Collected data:
***

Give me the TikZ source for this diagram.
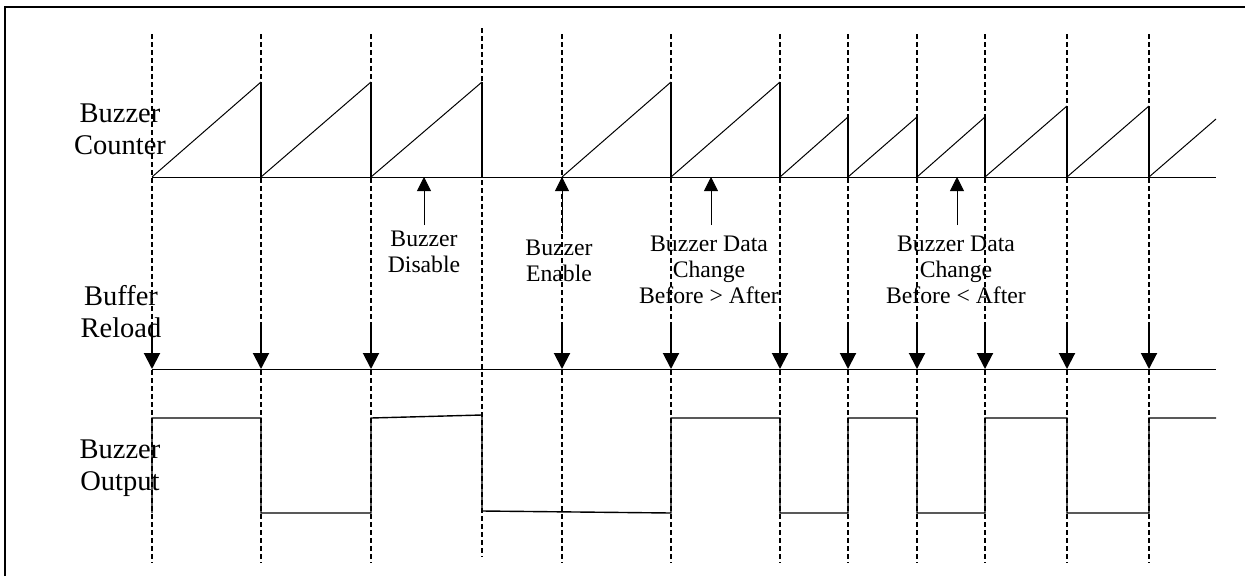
\documentclass[tikz,border=0pt]{standalone}
\usepackage{fontspec}
\setmainfont{Liberation Serif}
\usetikzlibrary{arrows.meta}

\begin{document}
\begin{tikzpicture}
[x=1pt,y=-1pt,
  labeldecorate/.style={align=center,inner sep=0pt,anchor=base,font=\fontsize{28.5}{31.5}\selectfont},%
  notedecorate/.style={align=center,inner sep=0pt,anchor=base,font=\fontsize{23.7}{26}\selectfont},%
  griddecorate/.style={line width=1.2pt,dash pattern=on 5pt off 3pt},%
  linedecorate/.style={line width=1pt},%
  resetdecorate/.style={line width=2pt},%
  wavedecorate/.style={line width=1.4pt,line join=miter},%
  reloaddecorate/.style={line width=2pt,-{Triangle[width=16pt,length=16pt]}},%
  eventdecorate/.style={line width=0.9pt,-{Triangle[width=14pt,length=14pt]}}]
\useasboundingbox (0,0) rectangle (1245,576);
%% frame
\draw[line width=2pt] (5,576) -- (5,7) -- (1245,7);
%% time marks
\foreach \nodename/\x/\top/\bot in {1/152/34/563, 2/261/34/563, 3/371/34/563,
  4/482/28/557, 5/562/34/563, 6/671/34/563, 7/780/34/563, 8/848/34/563,
  9/917/34/563, 10/985/34/563, 11/1067/34/563, 12/1149/34/563} {
  \coordinate (g\nodename) at (\x,\top);
  \coordinate (h\nodename) at (\x,\bot);
  \coordinate (c\nodename) at (\x,177);
  \coordinate (r\nodename) at (\x,369);
  \coordinate (q\nodename) at (\x,322);
  \draw[griddecorate] (g\nodename) -- (h\nodename);
}
\coordinate (cend) at (1216,177);
\coordinate (rend) at (1216,369);
%% peaks of the counter
\foreach \nodename/\x/\y in {2/261/82, 3/371/82, 4/482/82, 6/671/82, 7/780/82,
  8/848/117, 9/917/117, 10/985/117, 11/1067/106, 12/1149/106} {
  \coordinate (p\nodename) at (\x,\y);
}
\coordinate (pend) at (1216,119);
%% buzzer counter
\draw[linedecorate] (c1) -- (cend);
\foreach \startnode/\endnode in {1/2, 2/3, 3/4, 5/6, 6/7, 7/8, 8/9, 9/10, 10/11, 11/12} {
  \draw[linedecorate] (c\startnode) -- (p\endnode);
  \draw[resetdecorate] (p\endnode) -- (c\endnode);
}
\draw[linedecorate] (c12) -- (pend);
%% buffer reload
\draw[linedecorate] (r1) -- (rend);
\foreach \nodename in {1,2,3,5,6,7,8,9,10,11,12} {
  \draw[reloaddecorate] (q\nodename) -- (r\nodename);
}
%% buzzer output
\draw[wavedecorate] (152,513) -- (152,418) -- (261,418) -- (261,513) -- (371,513)
  -- (371,418) -- (482,415) -- (482,511) -- (671,513) -- (671,418) -- (780,418)
  -- (780,513) -- (848,513) -- (848,418) -- (917,418) -- (917,513) -- (985,513)
  -- (985,418) -- (1067,418) -- (1067,513) -- (1149,513) -- (1149,418) -- (1216,418);
%% events
\coordinate (disable) at (424,177);
\coordinate (enable) at (562,177);
\coordinate (down) at (711,177);
\coordinate (up) at (957,177);
\draw[eventdecorate] (424,225) -- (disable);
\draw[eventdecorate] (562,233) -- (enable);
\draw[eventdecorate] (711,225) -- (down);
\draw[eventdecorate] (957,225) -- (up);
%% labels
\node (counter) at (120,154) [labeldecorate] {Buzzer\\Counter};
\node (reload) at (121,337) [labeldecorate] {Buffer\\Reload};
\node (output) at (120,490) [labeldecorate] {Buzzer\\Output};
\node (disabletext) at (424,272) [notedecorate] {Buzzer\\Disable};
\node (enabletext) at (559,281) [notedecorate] {Buzzer\\Enable};
\node (downtext) at (709,303) [notedecorate] {Buzzer Data\\Change\\Before > After};
\node (uptext) at (956,303) [notedecorate] {Buzzer Data\\Change\\Before < After};
\end{tikzpicture}
\end{document}
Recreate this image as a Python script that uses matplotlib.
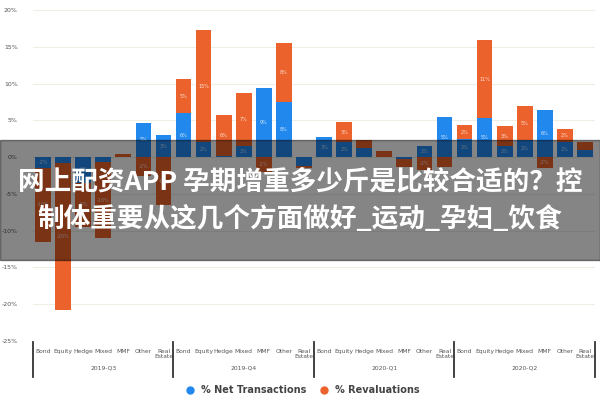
import numpy as np
import matplotlib
matplotlib.use("Agg")
import matplotlib.pyplot as plt
from matplotlib.lines import Line2D
from matplotlib.patches import Rectangle

# data (percent)
asset_types = ["Bond", "Equity", "Hedge", "Mixed", "MMF", "Other", "Real\nEstate"]
quarters = ["2019-Q3", "2019-Q4", "2020-Q1", "2020-Q2"]

net_transactions = [-1.5, -0.8, -3.5, -0.7, 0.0, 4.7, 3.0,
                    6.0, 2.0, 0.2, 1.5, 9.4, 7.5, -1.2,
                    2.7, 2.0, 1.3, 0.0, -0.3, 1.5, 5.4,
                    2.5, 5.3, 1.5, 2.3, 6.4, 2.0, 1.0]
revaluations = [-10.0, -20.0, -6.0, -10.3, 0.4, -2.5, -6.5,
                4.6, 15.3, 5.5, 7.2, -2.0, 8.0, -0.3,
                0.0, 2.8, 1.0, 0.8, -1.0, -1.8, -1.3,
                1.8, 10.6, 2.7, 4.6, -1.5, 1.8, 1.0]

y_ticks = [20, 15, 10, 5, 0, -5, -10, -15, -20, -25]

banner_lines = ["网上配资APP 孕期增重多少斤是比较合适的？控",
                "制体重要从这几个方面做好_运动_孕妇_饮食"]

blue = "#2188ee"
orange = "#ec622c"
label_col = "#555555"

fig = plt.figure(figsize=(6, 4), dpi=100)
ax = fig.add_axes([33 / 600, 1 - 341 / 400, 562 / 600, 331 / 400])

net = np.array(net_transactions)
rev = np.array(revaluations)
x = np.arange(len(net))
rev_bottom = np.where(np.sign(rev) == np.sign(net), net, 0)

ax.bar(x, net, width=0.78, color=blue, zorder=2)
ax.bar(x, rev, width=0.78, bottom=rev_bottom, color=orange, zorder=2)

# small labels inside the segments
for xi, v, b in zip(x, net, np.zeros_like(net)):
    if abs(v) >= 1.5:
        ax.text(xi, b + v / 2, f"{round(v):d}%", ha="center", va="center",
                fontsize=3.5, color="white", alpha=0.8, zorder=3)
for xi, v, b in zip(x, rev, rev_bottom):
    if abs(v) >= 1.5:
        ax.text(xi, b + v / 2, f"{round(v):d}%", ha="center", va="center",
                fontsize=3.5, color="white", alpha=0.8, zorder=3)

ax.set_xlim(-0.5, len(net) - 0.5)
ax.set_ylim(-25, 20)
ax.set_yticks(y_ticks)
ax.set_yticklabels([f"{t}%" for t in y_ticks])
ax.tick_params(axis="y", length=0, pad=11, labelsize=4.5, labelcolor=label_col)
for t in y_ticks:
    ax.axhline(t, color="#efefe6", lw=0.8, zorder=0)

ax.set_xticks(x)
ax.set_xticklabels(asset_types * len(quarters), linespacing=0.95)
ax.tick_params(axis="x", length=0, pad=6, labelsize=4.3, labelcolor=label_col)
for s in ax.spines.values():
    s.set_visible(False)

# group separators and quarter labels
trans = ax.get_xaxis_transform()
n = len(asset_types)
for g in range(len(quarters) + 1):
    ax.plot([g * n - 0.5] * 2, [-0.003, -0.109], transform=trans,
            color="#333333", lw=1.3, clip_on=False)
for g, q in enumerate(quarters):
    ax.text(g * n + (n - 1) / 2, -0.082, q, transform=trans, ha="center",
            va="center", fontsize=4.3, color=label_col)

handles = [Line2D([], [], marker="o", ls="", color=blue, markersize=5),
           Line2D([], [], marker="o", ls="", color=orange, markersize=5)]
leg = fig.legend(handles, ["% Net Transactions", "% Revaluations"],
                 loc="center", bbox_to_anchor=(0.5, 1 - 390 / 400), ncol=2,
                 frameon=False, handletextpad=0.1, columnspacing=0.8,
                 prop={"size": 7, "weight": "bold"})
for t in leg.get_texts():
    t.set_color("#444444")

# grey banner with title over the chart
fig.patches.append(Rectangle((0, 1 - 260 / 400), 1, 120 / 400,
                             transform=fig.transFigure, color="black",
                             alpha=0.48, zorder=5))
for i, line in enumerate(banner_lines):
    fig.text(0.5, 1 - (182 + 37 * i) / 400, line, ha="center", va="center",
             color="white", fontsize=19.2, fontweight="bold",
             family=["Noto Sans CJK SC", "DejaVu Sans"], zorder=6)

fig.savefig("out.png", dpi=100)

***

Goal:
Retype the lines above exactly as they appear, from the line containing "Recreate this image" through the line containing "ax = fig.add_axes([33", and leave out any pictures.

Finished exercise:
Recreate this image as a Python script that uses matplotlib.
import numpy as np
import matplotlib
matplotlib.use("Agg")
import matplotlib.pyplot as plt
from matplotlib.lines import Line2D
from matplotlib.patches import Rectangle

# data (percent)
asset_types = ["Bond", "Equity", "Hedge", "Mixed", "MMF", "Other", "Real\nEstate"]
quarters = ["2019-Q3", "2019-Q4", "2020-Q1", "2020-Q2"]

net_transactions = [-1.5, -0.8, -3.5, -0.7, 0.0, 4.7, 3.0,
                    6.0, 2.0, 0.2, 1.5, 9.4, 7.5, -1.2,
                    2.7, 2.0, 1.3, 0.0, -0.3, 1.5, 5.4,
                    2.5, 5.3, 1.5, 2.3, 6.4, 2.0, 1.0]
revaluations = [-10.0, -20.0, -6.0, -10.3, 0.4, -2.5, -6.5,
                4.6, 15.3, 5.5, 7.2, -2.0, 8.0, -0.3,
                0.0, 2.8, 1.0, 0.8, -1.0, -1.8, -1.3,
                1.8, 10.6, 2.7, 4.6, -1.5, 1.8, 1.0]

y_ticks = [20, 15, 10, 5, 0, -5, -10, -15, -20, -25]

banner_lines = ["网上配资APP 孕期增重多少斤是比较合适的？控",
                "制体重要从这几个方面做好_运动_孕妇_饮食"]

blue = "#2188ee"
orange = "#ec622c"
label_col = "#555555"

fig = plt.figure(figsize=(6, 4), dpi=100)
ax = fig.add_axes([33 / 600, 1 - 341 / 400, 562 / 600, 331 / 400])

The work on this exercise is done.